┌─ Supplied data

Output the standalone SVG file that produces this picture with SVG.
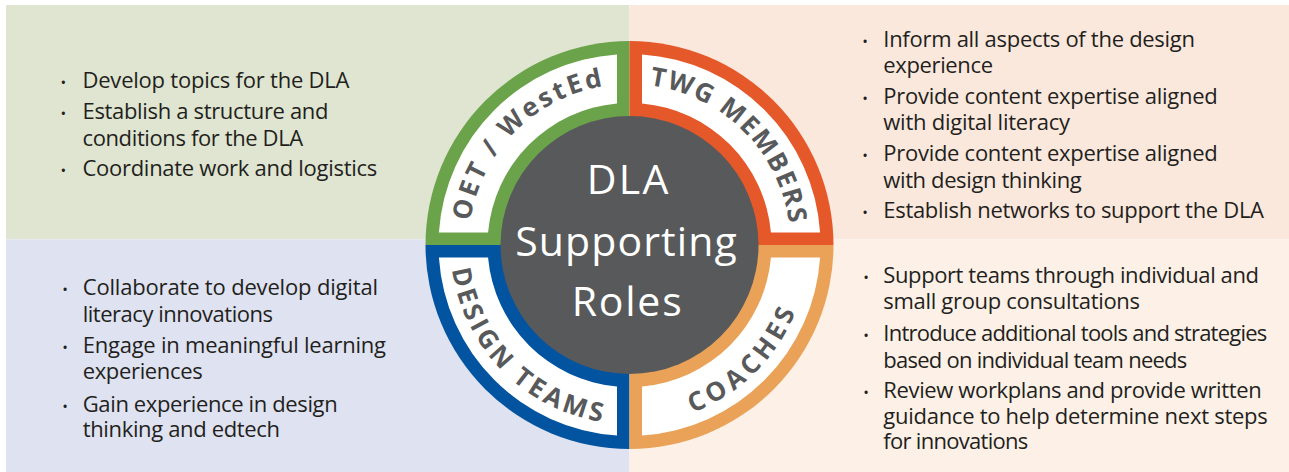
<svg xmlns="http://www.w3.org/2000/svg" xmlns:xlink="http://www.w3.org/1999/xlink" width="1289" height="472" viewBox="0 0 1289 472">
  <style>
    .body { font-family: "Open Sans", "Liberation Sans", sans-serif; font-size: 22px; font-weight: 500; fill: #231F20; }
    .dot { font-family: "Open Sans", "Liberation Sans", sans-serif; font-size: 15px; fill: #231F20; text-anchor: middle; }
    .role { font-family: "Open Sans", "Liberation Sans", sans-serif; font-size: 26px; font-weight: 700; fill: #58595B; text-anchor: middle; }
    .hub { font-family: "Open Sans", "Liberation Sans", sans-serif; font-size: 41px; fill: #FFFFFF; text-anchor: middle; }
    .band { fill: #FFFFFF; }
  </style>
  <defs>
    <!-- label arcs, centred on the hub -->
    <path id="arc-tl" d="M-161,0 A161,161 0 0 1 0,-161"/>
    <path id="arc-tr" d="M0,-161 A161,161 0 0 1 161,0"/>
    <path id="arc-bl" d="M-179,0 A179,179 0 0 0 0,179"/>
    <path id="arc-br" d="M0,179 A179,179 0 0 0 179,0"/>
  </defs>

  <!-- quadrant backgrounds -->
  <g id="background">
    <rect x="6" y="5" width="623.5" height="234.5" fill="#DFE5D1"/>
    <rect x="629.5" y="5" width="659.5" height="234.5" fill="#FBE8DD"/>
    <rect x="6" y="239.5" width="623.5" height="232.5" fill="#DFE2F0"/>
    <rect x="629.5" y="239.5" width="659.5" height="232.5" fill="#FDF1E7"/>
  </g>

  <!-- OET / WestEd -->
  <g id="node-oet-wested">
    <g transform="translate(629.5,245)">
      <path d="M0,0 V-204 A204,204 0 0 0 -204,0 Z" fill="#6BA34B"/>
      <path class="band" d="M-12.5,-190.59 A191,191 0 0 0 -190.59,-12.5 L-141.45,-12.5 A142,142 0 0 1 -12.5,-141.45 Z"/>
      <text class="role" letter-spacing="2.9"><textPath xlink:href="#arc-tl" href="#arc-tl" startOffset="50%">OET / WestEd</textPath></text>
    </g>
    <text class="dot" x="63.3" y="88">•</text>
    <text class="body" x="82.5" y="88" textLength="267">Develop topics for the DLA</text>
    <text class="dot" x="63.3" y="119">•</text>
    <text class="body" x="82.5" y="119" textLength="246">Establish a structure and</text>
    <text class="body" x="82.5" y="146" textLength="220.7">conditions for the DLA</text>
    <text class="dot" x="63.3" y="176">•</text>
    <text class="body" x="82.5" y="176" textLength="294.7">Coordinate work and logistics</text>
  </g>

  <!-- TWG Members -->
  <g id="node-twg-members">
    <g transform="translate(629.5,245)">
      <path d="M0,0 H204 A204,204 0 0 0 0,-204 Z" fill="#E5582A"/>
      <path class="band" d="M190.59,-12.5 A191,191 0 0 0 12.5,-190.59 L12.5,-141.45 A142,142 0 0 1 141.45,-12.5 Z"/>
      <text class="role" letter-spacing="1.8"><textPath xlink:href="#arc-tr" href="#arc-tr" startOffset="50%">TWG MEMBERS</textPath></text>
    </g>
    <text class="dot" x="865" y="46.5">•</text>
    <text class="body" x="883.3" y="46.5" textLength="311.7">Inform all aspects of the design</text>
    <text class="body" x="883.3" y="73" textLength="109.7">experience</text>
    <text class="dot" x="865" y="103.5">•</text>
    <text class="body" x="883.3" y="103.5" textLength="334.4">Provide content expertise aligned</text>
    <text class="body" x="883.3" y="130" textLength="186.7">with digital literacy</text>
    <text class="dot" x="865" y="161">•</text>
    <text class="body" x="883.3" y="161" textLength="334.4">Provide content expertise aligned</text>
    <text class="body" x="883.3" y="187.5" textLength="198.4">with design thinking</text>
    <text class="dot" x="865" y="218">•</text>
    <text class="body" x="883.3" y="218" textLength="380.7">Establish networks to support the DLA</text>
  </g>

  <!-- Design Teams -->
  <g id="node-design-teams">
    <g transform="translate(629.5,245)">
      <path d="M0,0 H-204 A204,204 0 0 0 0,204 Z" fill="#0254A0"/>
      <path class="band" d="M-190.59,12.5 A191,191 0 0 0 -12.5,190.59 L-12.5,141.45 A142,142 0 0 1 -141.45,12.5 Z"/>
      <text class="role" letter-spacing="3.5"><textPath xlink:href="#arc-bl" href="#arc-bl" startOffset="50%">DESIGN TEAMS</textPath></text>
    </g>
    <text class="dot" x="65" y="295">•</text>
    <text class="body" x="82.7" y="295" textLength="295.3">Collaborate to develop digital</text>
    <text class="body" x="82.7" y="321.7" textLength="190.3">literacy innovations</text>
    <text class="dot" x="65" y="353.3">•</text>
    <text class="body" x="82.7" y="353.3" textLength="303.3">Engage in meaningful learning</text>
    <text class="body" x="82.7" y="379.3" textLength="120">experiences</text>
    <text class="dot" x="65" y="411.7">•</text>
    <text class="body" x="82.7" y="411.7" textLength="255">Gain experience in design</text>
    <text class="body" x="82.7" y="436.7" textLength="197.3">thinking and edtech</text>
  </g>

  <!-- Coaches -->
  <g id="node-coaches">
    <g transform="translate(629.5,245)">
      <path d="M0,0 V204 A204,204 0 0 0 204,0 Z" fill="#E9A257"/>
      <path class="band" d="M12.5,190.59 A191,191 0 0 0 190.59,12.5 L141.45,12.5 A142,142 0 0 1 12.5,141.45 Z"/>
      <text class="role" letter-spacing="4.6"><textPath xlink:href="#arc-br" href="#arc-br" startOffset="50%">COACHES</textPath></text>
    </g>
    <text class="dot" x="866" y="283.3">•</text>
    <text class="body" x="883.3" y="283.3" textLength="375.7">Support teams through individual and</text>
    <text class="body" x="883.3" y="309.3" textLength="256.7">small group consultations</text>
    <text class="dot" x="866" y="341">•</text>
    <text class="body" x="883.3" y="341" textLength="384">Introduce additional tools and strategies</text>
    <text class="body" x="883.3" y="367.7" textLength="304">based on individual team needs</text>
    <text class="dot" x="866" y="397.7">•</text>
    <text class="body" x="883.3" y="397.7" textLength="378.4">Review workplans and provide written</text>
    <text class="body" x="883.3" y="424.3" textLength="384.4">guidance to help determine next steps</text>
    <text class="body" x="883.3" y="449" textLength="145">for innovations</text>
  </g>

  <!-- central hub -->
  <g id="node-hub">
    <circle cx="629.5" cy="245" r="129" fill="#58595B"/>
    <text class="hub" x="627.5" y="194" textLength="81.7">DLA</text>
    <text class="hub" x="626" y="256" textLength="221.7">Supporting</text>
    <text class="hub" x="626.7" y="316" textLength="110">Roles</text>
  </g>
</svg>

└─

Copy each line above precisely, dropping the pictures.

Output the standalone SVG file that produces this picture with SVG.
<svg xmlns="http://www.w3.org/2000/svg" xmlns:xlink="http://www.w3.org/1999/xlink" width="1289" height="472" viewBox="0 0 1289 472">
  <style>
    .body { font-family: "Open Sans", "Liberation Sans", sans-serif; font-size: 22px; font-weight: 500; fill: #231F20; }
    .dot { font-family: "Open Sans", "Liberation Sans", sans-serif; font-size: 15px; fill: #231F20; text-anchor: middle; }
    .role { font-family: "Open Sans", "Liberation Sans", sans-serif; font-size: 26px; font-weight: 700; fill: #58595B; text-anchor: middle; }
    .hub { font-family: "Open Sans", "Liberation Sans", sans-serif; font-size: 41px; fill: #FFFFFF; text-anchor: middle; }
    .band { fill: #FFFFFF; }
  </style>
  <defs>
    <!-- label arcs, centred on the hub -->
    <path id="arc-tl" d="M-161,0 A161,161 0 0 1 0,-161"/>
    <path id="arc-tr" d="M0,-161 A161,161 0 0 1 161,0"/>
    <path id="arc-bl" d="M-179,0 A179,179 0 0 0 0,179"/>
    <path id="arc-br" d="M0,179 A179,179 0 0 0 179,0"/>
  </defs>

  <!-- quadrant backgrounds -->
  <g id="background">
    <rect x="6" y="5" width="623.5" height="234.5" fill="#DFE5D1"/>
    <rect x="629.5" y="5" width="659.5" height="234.5" fill="#FBE8DD"/>
    <rect x="6" y="239.5" width="623.5" height="232.5" fill="#DFE2F0"/>
    <rect x="629.5" y="239.5" width="659.5" height="232.5" fill="#FDF1E7"/>
  </g>

  <!-- OET / WestEd -->
  <g id="node-oet-wested">
    <g transform="translate(629.5,245)">
      <path d="M0,0 V-204 A204,204 0 0 0 -204,0 Z" fill="#6BA34B"/>
      <path class="band" d="M-12.5,-190.59 A191,191 0 0 0 -190.59,-12.5 L-141.45,-12.5 A142,142 0 0 1 -12.5,-141.45 Z"/>
      <text class="role" letter-spacing="2.9"><textPath xlink:href="#arc-tl" href="#arc-tl" startOffset="50%">OET / WestEd</textPath></text>
    </g>
    <text class="dot" x="63.3" y="88">•</text>
    <text class="body" x="82.5" y="88" textLength="267">Develop topics for the DLA</text>
    <text class="dot" x="63.3" y="119">•</text>
    <text class="body" x="82.5" y="119" textLength="246">Establish a structure and</text>
    <text class="body" x="82.5" y="146" textLength="220.7">conditions for the DLA</text>
    <text class="dot" x="63.3" y="176">•</text>
    <text class="body" x="82.5" y="176" textLength="294.7">Coordinate work and logistics</text>
  </g>

  <!-- TWG Members -->
  <g id="node-twg-members">
    <g transform="translate(629.5,245)">
      <path d="M0,0 H204 A204,204 0 0 0 0,-204 Z" fill="#E5582A"/>
      <path class="band" d="M190.59,-12.5 A191,191 0 0 0 12.5,-190.59 L12.5,-141.45 A142,142 0 0 1 141.45,-12.5 Z"/>
      <text class="role" letter-spacing="1.8"><textPath xlink:href="#arc-tr" href="#arc-tr" startOffset="50%">TWG MEMBERS</textPath></text>
    </g>
    <text class="dot" x="865" y="46.5">•</text>
    <text class="body" x="883.3" y="46.5" textLength="311.7">Inform all aspects of the design</text>
    <text class="body" x="883.3" y="73" textLength="109.7">experience</text>
    <text class="dot" x="865" y="103.5">•</text>
    <text class="body" x="883.3" y="103.5" textLength="334.4">Provide content expertise aligned</text>
    <text class="body" x="883.3" y="130" textLength="186.7">with digital literacy</text>
    <text class="dot" x="865" y="161">•</text>
    <text class="body" x="883.3" y="161" textLength="334.4">Provide content expertise aligned</text>
    <text class="body" x="883.3" y="187.5" textLength="198.4">with design thinking</text>
    <text class="dot" x="865" y="218">•</text>
    <text class="body" x="883.3" y="218" textLength="380.7">Establish networks to support the DLA</text>
  </g>

  <!-- Design Teams -->
  <g id="node-design-teams">
    <g transform="translate(629.5,245)">
      <path d="M0,0 H-204 A204,204 0 0 0 0,204 Z" fill="#0254A0"/>
      <path class="band" d="M-190.59,12.5 A191,191 0 0 0 -12.5,190.59 L-12.5,141.45 A142,142 0 0 1 -141.45,12.5 Z"/>
      <text class="role" letter-spacing="3.5"><textPath xlink:href="#arc-bl" href="#arc-bl" startOffset="50%">DESIGN TEAMS</textPath></text>
    </g>
    <text class="dot" x="65" y="295">•</text>
    <text class="body" x="82.7" y="295" textLength="295.3">Collaborate to develop digital</text>
    <text class="body" x="82.7" y="321.7" textLength="190.3">literacy innovations</text>
    <text class="dot" x="65" y="353.3">•</text>
    <text class="body" x="82.7" y="353.3" textLength="303.3">Engage in meaningful learning</text>
    <text class="body" x="82.7" y="379.3" textLength="120">experiences</text>
    <text class="dot" x="65" y="411.7">•</text>
    <text class="body" x="82.7" y="411.7" textLength="255">Gain experience in design</text>
    <text class="body" x="82.7" y="436.7" textLength="197.3">thinking and edtech</text>
  </g>

  <!-- Coaches -->
  <g id="node-coaches">
    <g transform="translate(629.5,245)">
      <path d="M0,0 V204 A204,204 0 0 0 204,0 Z" fill="#E9A257"/>
      <path class="band" d="M12.5,190.59 A191,191 0 0 0 190.59,12.5 L141.45,12.5 A142,142 0 0 1 12.5,141.45 Z"/>
      <text class="role" letter-spacing="4.6"><textPath xlink:href="#arc-br" href="#arc-br" startOffset="50%">COACHES</textPath></text>
    </g>
    <text class="dot" x="866" y="283.3">•</text>
    <text class="body" x="883.3" y="283.3" textLength="375.7">Support teams through individual and</text>
    <text class="body" x="883.3" y="309.3" textLength="256.7">small group consultations</text>
    <text class="dot" x="866" y="341">•</text>
    <text class="body" x="883.3" y="341" textLength="384">Introduce additional tools and strategies</text>
    <text class="body" x="883.3" y="367.7" textLength="304">based on individual team needs</text>
    <text class="dot" x="866" y="397.7">•</text>
    <text class="body" x="883.3" y="397.7" textLength="378.4">Review workplans and provide written</text>
    <text class="body" x="883.3" y="424.3" textLength="384.4">guidance to help determine next steps</text>
    <text class="body" x="883.3" y="449" textLength="145">for innovations</text>
  </g>

  <!-- central hub -->
  <g id="node-hub">
    <circle cx="629.5" cy="245" r="129" fill="#58595B"/>
    <text class="hub" x="627.5" y="194" textLength="81.7">DLA</text>
    <text class="hub" x="626" y="256" textLength="221.7">Supporting</text>
    <text class="hub" x="626.7" y="316" textLength="110">Roles</text>
  </g>
</svg>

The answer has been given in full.